### To be done
Quote the records in full and leave their pictures out.

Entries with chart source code
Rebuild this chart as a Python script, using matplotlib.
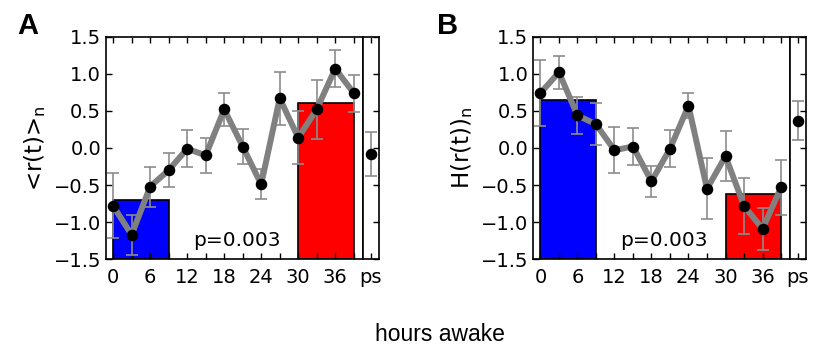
import numpy as np #thư viện toán học
import matplotlib
matplotlib.use('Agg')
import matplotlib.pyplot as plt #Thư viện vẽ biểu đồ

#Số liệu
gio = [0, 3, 6, 9, 12, 15, 18, 21, 24, 27, 30, 33, 36, 39]
r_tb = [-0.78, -1.17, -0.52, -0.30, -0.01, -0.10, 0.52, 0.02, -0.49, 0.67, 0.14, 0.52, 1.07, 0.74]
r_ss = [0.44, 0.27, 0.27, 0.23, 0.25, 0.24, 0.22, 0.24, 0.20, 0.36, 0.36, 0.40, 0.25, 0.25]
H_tb = [0.74, 1.02, 0.44, 0.32, -0.03, 0.02, -0.45, -0.01, 0.57, -0.55, -0.11, -0.78, -1.09, -0.53]
H_ss = [0.45, 0.22, 0.25, 0.28, 0.31, 0.25, 0.21, 0.25, 0.17, 0.41, 0.34, 0.38, 0.28, 0.37]
r_ps, r_ps_ss = -0.08, 0.30
H_ps, H_ps_ss = 0.37, 0.26
#Cột trung bình: đầu (0-9 giờ) và cuối (30-39 giờ)
cot_x = [0, 30]
cot_rong = 9
r_cot = [-0.70, 0.61]
H_cot = [0.65, -0.62]
p_text = 'p=0.003'
ylabels = [r'<r(t)>$_\mathregular{n}$', r'H(r(t))$_\mathregular{n}$']

plt.rcParams['font.family'] = 'DejaVu Sans'
plt.rcParams['font.size'] = 14
plt.rcParams['mathtext.default'] = 'regular'

def veKhung(fig, trai, tb, ss, cot, ps, ps_ss, ylabel, chu, chu_x):
    ax = fig.add_axes([trai, 0.255, 0.313, 0.6395])
    axp = fig.add_axes([trai + 0.313, 0.255, 0.0195, 0.6395])
    #Cột xanh và đỏ từ -1.5
    ax.bar(cot_x, [c + 1.5 for c in cot], width=cot_rong, bottom=-1.5, align='edge',
           color=['#0000ff', '#ff0000'], edgecolor='black', linewidth=1.2, zorder=1)
    ax.errorbar(gio, tb, yerr=ss, fmt='none', ecolor='#8c8c8c', elinewidth=1.2,
                capsize=4.5, capthick=1.2, zorder=2)
    ax.plot(gio, tb, color='#808080', linewidth=4.3, zorder=3)
    ax.plot(gio, tb, 'o', color='black', markersize=7.3, zorder=4)
    ax.text(20, -1.25, p_text, ha='center', va='center', fontsize=14.5)
    ax.set_xlim(-1.15, 40.45)
    ax.set_ylim(-1.5, 1.5)
    ax.set_xticks(np.arange(0, 40, 3), minor=True)
    ax.set_xticks(np.arange(0, 37, 6))
    ax.set_yticks(np.arange(-1.5, 1.51, 0.5))
    ax.tick_params(which='both', direction='in', length=4, width=1, top=True, right=False)
    ax.tick_params(axis='x', which='major', pad=6)
    ax.set_ylabel(ylabel, fontsize=16.5, labelpad=4)
    for s in ax.spines.values():
        s.set_linewidth(1.2)

    #Khung nhỏ "ps"
    axp.errorbar([0], [ps], yerr=[ps_ss], fmt='none', ecolor='#8c8c8c', elinewidth=1.2,
                 capsize=4.5, capthick=1.2)
    axp.plot([0], [ps], 'o', color='black', markersize=7.3)
    axp.set_xlim(-0.5, 0.5)
    axp.set_ylim(-1.5, 1.5)
    axp.set_xticks([0])
    axp.set_xticklabels(['ps'])
    axp.set_yticks(np.arange(-1.5, 1.51, 0.5))
    axp.tick_params(direction='in', length=4, width=1, top=True, left=False, right=True,
                    labelleft=False)
    axp.tick_params(axis='x', pad=6)
    for s in axp.spines.values():
        s.set_linewidth(1.2)

    fig.text(chu_x, 0.965, chu, fontsize=21, fontweight='bold', family='Liberation Sans',
             ha='left', va='top')
    return ax

fig = plt.figure(figsize=(8.2, 3.48), dpi=100)
veKhung(fig, 0.1293, r_tb, r_ss, r_cot, r_ps, r_ps_ss, ylabels[0], 'A', 0.021)
veKhung(fig, 0.6504, H_tb, H_ss, H_cot, H_ps, H_ps_ss, ylabels[1], 'B', 0.533)
fig.text(0.537, 0.038, 'hours awake', family='Liberation Sans', fontsize=16.5,
         ha='center', va='center')
fig.savefig('out.png', dpi=100)
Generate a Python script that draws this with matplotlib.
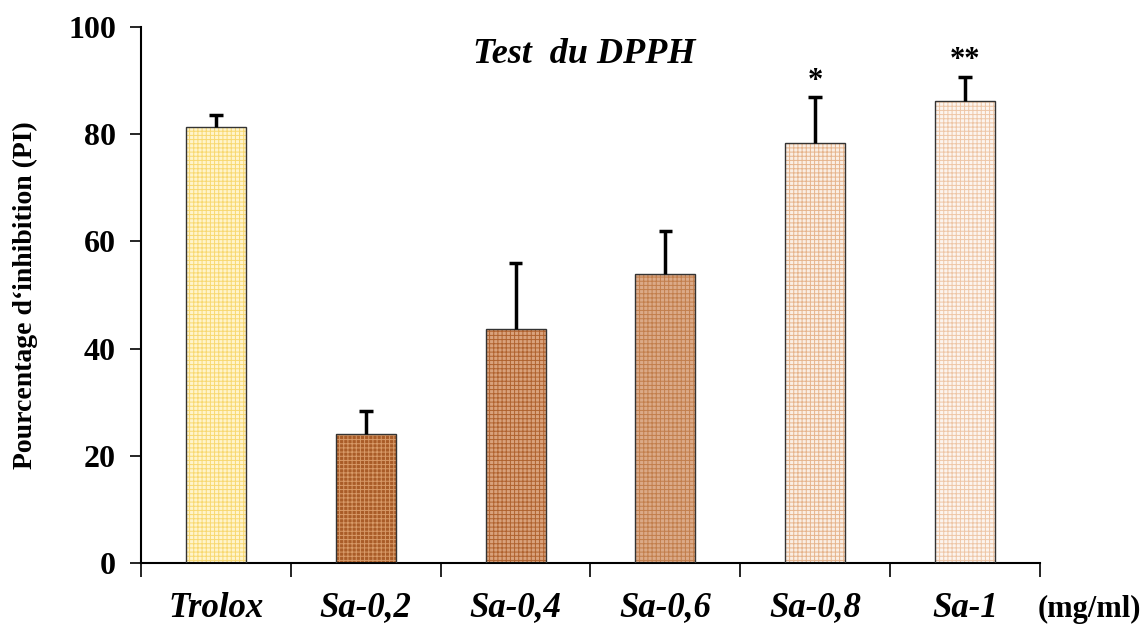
import numpy as np
import matplotlib.pyplot as plt

categories = ['Trolox', 'Sa-0,2', 'Sa-0,4', 'Sa-0,6', 'Sa-0,8', 'Sa-1']
pi_mean = [81.3, 24.1, 43.7, 53.9, 78.4, 86.2]
pi_err = [2.3, 4.3, 12.3, 8.0, 8.5, 4.5]
signif = ['', '', '', '', '*', '**']

face_colors = ['#fff4cc', '#a95c28', '#d9a27c', '#dbaa88', '#faeee4', '#fcf4ee']
hatch_colors = ['#f8d870', '#d89a68', '#b0622e', '#c27e4c', '#e6b48c', '#eec6a6']

plt.rcParams['font.family'] = ['Liberation Serif', 'DejaVu Serif']
plt.rcParams['hatch.linewidth'] = 0.7

fig = plt.figure(figsize=(11.44, 6.26), dpi=100)
ax = fig.add_axes([0.1233, 0.1006, 0.7857, 0.8563])

x = np.arange(len(categories))
w = 0.4
top = np.array(pi_mean) + np.array(pi_err)

# hatched fill first, then a plain black outline on top
for i in range(len(categories)):
    ax.bar(x[i], pi_mean[i], w, color=face_colors[i], edgecolor=hatch_colors[i],
           hatch='++++', linewidth=0, zorder=2)
ax.bar(x, pi_mean, w, fill=False, edgecolor='#333333', linewidth=1.0, zorder=3)

# upper error bars only, cap at the top
ax.vlines(x, pi_mean, top, colors='black', linewidth=2.5, zorder=4)
ax.hlines(top, x - 0.045, x + 0.045, colors='black', linewidth=2.5, zorder=4)

for i, s in enumerate(signif):
    if s:
        ax.text(x[i], top[i] + 0.3, s, ha='center', va='bottom',
                fontsize=22, fontweight='bold')

ax.set_xlim(-0.5, len(categories) - 0.5)
ax.set_ylim(0, 100)
ax.set_yticks([0, 20, 40, 60, 80, 100])
ax.set_xticks(np.arange(-0.5, len(categories), 1.0))
ax.set_xticklabels([])
ax.tick_params(axis='y', direction='out', length=8, width=1.2, labelsize=23, pad=10)
ax.tick_params(axis='x', direction='out', length=10, width=1.2)
for lab in ax.get_yticklabels():
    lab.set_fontweight('bold')

for i, c in enumerate(categories):
    ax.text(x[i], -8.4, c, ha='center', va='center', fontsize=25,
            fontweight='bold', fontstyle='italic')
ax.text(len(categories) - 0.5 + 0.33, -8.6, '(mg/ml)', ha='center', va='center',
        fontsize=22, fontweight='bold', clip_on=False)

ax.spines['top'].set_visible(False)
ax.spines['right'].set_visible(False)
ax.spines['left'].set_linewidth(1.5)
ax.spines['bottom'].set_linewidth(1.5)

ax.set_ylabel("Pourcentage d\u2018inhibition (PI)", fontsize=20, fontweight='bold', labelpad=22)
ax.text(2.46, 94.8, 'Test  du DPPH', ha='center', va='center', fontsize=26,
        fontweight='bold', fontstyle='italic')

fig.savefig('out.png', dpi=100)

### The result
Rebuild this chart as a Python script, using matplotlib.
import numpy as np #thư viện toán học
import matplotlib
matplotlib.use('Agg')
import matplotlib.pyplot as plt #Thư viện vẽ biểu đồ

#Số liệu
gio = [0, 3, 6, 9, 12, 15, 18, 21, 24, 27, 30, 33, 36, 39]
r_tb = [-0.78, -1.17, -0.52, -0.30, -0.01, -0.10, 0.52, 0.02, -0.49, 0.67, 0.14, 0.52, 1.07, 0.74]
r_ss = [0.44, 0.27, 0.27, 0.23, 0.25, 0.24, 0.22, 0.24, 0.20, 0.36, 0.36, 0.40, 0.25, 0.25]
H_tb = [0.74, 1.02, 0.44, 0.32, -0.03, 0.02, -0.45, -0.01, 0.57, -0.55, -0.11, -0.78, -1.09, -0.53]
H_ss = [0.45, 0.22, 0.25, 0.28, 0.31, 0.25, 0.21, 0.25, 0.17, 0.41, 0.34, 0.38, 0.28, 0.37]
r_ps, r_ps_ss = -0.08, 0.30
H_ps, H_ps_ss = 0.37, 0.26
#Cột trung bình: đầu (0-9 giờ) và cuối (30-39 giờ)
cot_x = [0, 30]
cot_rong = 9
r_cot = [-0.70, 0.61]
H_cot = [0.65, -0.62]
p_text = 'p=0.003'
ylabels = [r'<r(t)>$_\mathregular{n}$', r'H(r(t))$_\mathregular{n}$']

plt.rcParams['font.family'] = 'DejaVu Sans'
plt.rcParams['font.size'] = 14
plt.rcParams['mathtext.default'] = 'regular'

def veKhung(fig, trai, tb, ss, cot, ps, ps_ss, ylabel, chu, chu_x):
    ax = fig.add_axes([trai, 0.255, 0.313, 0.6395])
    axp = fig.add_axes([trai + 0.313, 0.255, 0.0195, 0.6395])
    #Cột xanh và đỏ từ -1.5
    ax.bar(cot_x, [c + 1.5 for c in cot], width=cot_rong, bottom=-1.5, align='edge',
           color=['#0000ff', '#ff0000'], edgecolor='black', linewidth=1.2, zorder=1)
    ax.errorbar(gio, tb, yerr=ss, fmt='none', ecolor='#8c8c8c', elinewidth=1.2,
                capsize=4.5, capthick=1.2, zorder=2)
    ax.plot(gio, tb, color='#808080', linewidth=4.3, zorder=3)
    ax.plot(gio, tb, 'o', color='black', markersize=7.3, zorder=4)
    ax.text(20, -1.25, p_text, ha='center', va='center', fontsize=14.5)
    ax.set_xlim(-1.15, 40.45)
    ax.set_ylim(-1.5, 1.5)
    ax.set_xticks(np.arange(0, 40, 3), minor=True)
    ax.set_xticks(np.arange(0, 37, 6))
    ax.set_yticks(np.arange(-1.5, 1.51, 0.5))
    ax.tick_params(which='both', direction='in', length=4, width=1, top=True, right=False)
    ax.tick_params(axis='x', which='major', pad=6)
    ax.set_ylabel(ylabel, fontsize=16.5, labelpad=4)
    for s in ax.spines.values():
        s.set_linewidth(1.2)

    #Khung nhỏ "ps"
    axp.errorbar([0], [ps], yerr=[ps_ss], fmt='none', ecolor='#8c8c8c', elinewidth=1.2,
                 capsize=4.5, capthick=1.2)
    axp.plot([0], [ps], 'o', color='black', markersize=7.3)
    axp.set_xlim(-0.5, 0.5)
    axp.set_ylim(-1.5, 1.5)
    axp.set_xticks([0])
    axp.set_xticklabels(['ps'])
    axp.set_yticks(np.arange(-1.5, 1.51, 0.5))
    axp.tick_params(direction='in', length=4, width=1, top=True, left=False, right=True,
                    labelleft=False)
    axp.tick_params(axis='x', pad=6)
    for s in axp.spines.values():
        s.set_linewidth(1.2)

    fig.text(chu_x, 0.965, chu, fontsize=21, fontweight='bold', family='Liberation Sans',
             ha='left', va='top')
    return ax

fig = plt.figure(figsize=(8.2, 3.48), dpi=100)
veKhung(fig, 0.1293, r_tb, r_ss, r_cot, r_ps, r_ps_ss, ylabels[0], 'A', 0.021)
veKhung(fig, 0.6504, H_tb, H_ss, H_cot, H_ps, H_ps_ss, ylabels[1], 'B', 0.533)
fig.text(0.537, 0.038, 'hours awake', family='Liberation Sans', fontsize=16.5,
         ha='center', va='center')
fig.savefig('out.png', dpi=100)
Generate a Python script that draws this with matplotlib.
import numpy as np
import matplotlib.pyplot as plt

categories = ['Trolox', 'Sa-0,2', 'Sa-0,4', 'Sa-0,6', 'Sa-0,8', 'Sa-1']
pi_mean = [81.3, 24.1, 43.7, 53.9, 78.4, 86.2]
pi_err = [2.3, 4.3, 12.3, 8.0, 8.5, 4.5]
signif = ['', '', '', '', '*', '**']

face_colors = ['#fff4cc', '#a95c28', '#d9a27c', '#dbaa88', '#faeee4', '#fcf4ee']
hatch_colors = ['#f8d870', '#d89a68', '#b0622e', '#c27e4c', '#e6b48c', '#eec6a6']

plt.rcParams['font.family'] = ['Liberation Serif', 'DejaVu Serif']
plt.rcParams['hatch.linewidth'] = 0.7

fig = plt.figure(figsize=(11.44, 6.26), dpi=100)
ax = fig.add_axes([0.1233, 0.1006, 0.7857, 0.8563])

x = np.arange(len(categories))
w = 0.4
top = np.array(pi_mean) + np.array(pi_err)

# hatched fill first, then a plain black outline on top
for i in range(len(categories)):
    ax.bar(x[i], pi_mean[i], w, color=face_colors[i], edgecolor=hatch_colors[i],
           hatch='++++', linewidth=0, zorder=2)
ax.bar(x, pi_mean, w, fill=False, edgecolor='#333333', linewidth=1.0, zorder=3)

# upper error bars only, cap at the top
ax.vlines(x, pi_mean, top, colors='black', linewidth=2.5, zorder=4)
ax.hlines(top, x - 0.045, x + 0.045, colors='black', linewidth=2.5, zorder=4)

for i, s in enumerate(signif):
    if s:
        ax.text(x[i], top[i] + 0.3, s, ha='center', va='bottom',
                fontsize=22, fontweight='bold')

ax.set_xlim(-0.5, len(categories) - 0.5)
ax.set_ylim(0, 100)
ax.set_yticks([0, 20, 40, 60, 80, 100])
ax.set_xticks(np.arange(-0.5, len(categories), 1.0))
ax.set_xticklabels([])
ax.tick_params(axis='y', direction='out', length=8, width=1.2, labelsize=23, pad=10)
ax.tick_params(axis='x', direction='out', length=10, width=1.2)
for lab in ax.get_yticklabels():
    lab.set_fontweight('bold')

for i, c in enumerate(categories):
    ax.text(x[i], -8.4, c, ha='center', va='center', fontsize=25,
            fontweight='bold', fontstyle='italic')
ax.text(len(categories) - 0.5 + 0.33, -8.6, '(mg/ml)', ha='center', va='center',
        fontsize=22, fontweight='bold', clip_on=False)

ax.spines['top'].set_visible(False)
ax.spines['right'].set_visible(False)
ax.spines['left'].set_linewidth(1.5)
ax.spines['bottom'].set_linewidth(1.5)

ax.set_ylabel("Pourcentage d\u2018inhibition (PI)", fontsize=20, fontweight='bold', labelpad=22)
ax.text(2.46, 94.8, 'Test  du DPPH', ha='center', va='center', fontsize=26,
        fontweight='bold', fontstyle='italic')

fig.savefig('out.png', dpi=100)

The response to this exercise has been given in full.